A while back I read How to Measure Anything and found it fascinating. In my day job, I spend quite a bit of time trying to make sense of the world by looking at dashboards of requests, latencies, error rates, etc. (software systems).
After finishing the book and taking copious notes, I understood that it gave me a prepackaged process that I could apply as-is, but I found it very difficult to adapt to everyday situations. I don't think I picked up a good intuition about stats, in other words.
I'm looking to change that. Specifically, I want to learn to apply stats in these two situations:
- measuring things. Mostly software systems, but open to little experiments. Dan Luu used to measure a lot of fun things.
- understanding how others measure things. I'd like to be able to judge if claims made in a paper about covid spread or social media addiction are backed up by the math/data in the paper.
The challenge I'm facing is that I know a bunch of techniques, but not how they relate to each other and the problems they're meant to solve. To illustrate what I mean: I know how to get percentiles and calculate means, but until today morning I didn't know why averaging percentiles is usually a bad idea. I'm missing the map.
I've seen these books recommended as a good way to start:
- Statistics, 4th Edition 4th Edition, by Freedman, Pisani, and Purves
- Probability Theory: The Logic of Science, by Jaynes
- An Introduction to Error Analysis: The Study of Uncertainties in Physical Measurements, by Taylor
- Think Stats, by Downey
But I also wanted to ask someone familiar with the field:
- Is it best to start with an introductory textbook and branch out from there?
- Are there specific subfields / topics I should be focusing on (or avoiding)?
- Is what I'm looking to learn labeled in some way? For example, I can't tell if this is data analytics or data science or X.
Being able to accurately assess a paper's claims is, unfortunately, a very high bar.
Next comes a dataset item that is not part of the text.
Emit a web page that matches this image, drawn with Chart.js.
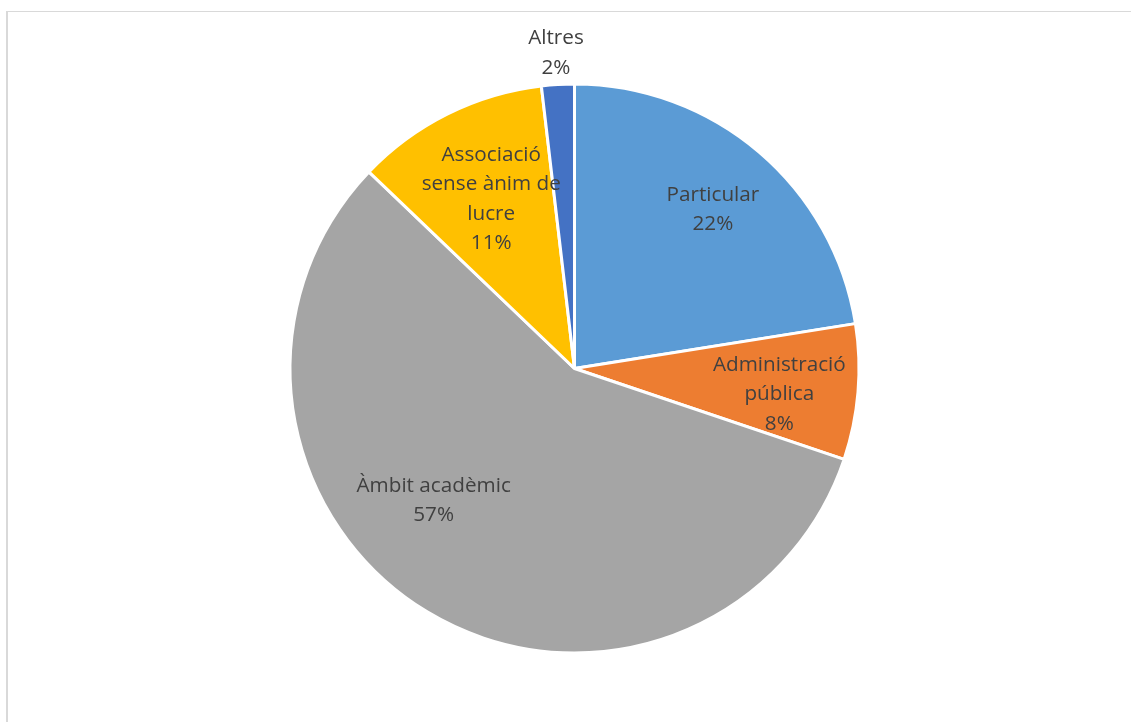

A large proportion of scientists fall short of it. see: [https://statmodeling.stat.columbia.edu/2022/03/05/statistics-is-hard-etc-again/]
Most people with a strong intuition for statistics have taken courses in probability. It is foundational material for the discipline.
If you haven't taken a probability course, and if you're serious about wanting to learn stats well, I would strongly recommend to start there. I think Harvard's intro probability course is good and has free materials: https://projects.iq.harvard.edu/stat110/youtube
I've taught out of Freedman, but not the other texts. It's well written, but it is targeted at a math-phobic audience. A fine choice if you do not wish to embark on the long path
Thanks, this is incredibly useful.
I think I understand enough to put together a curriculum to delve into this topic. Starting with the harvard course you recommended.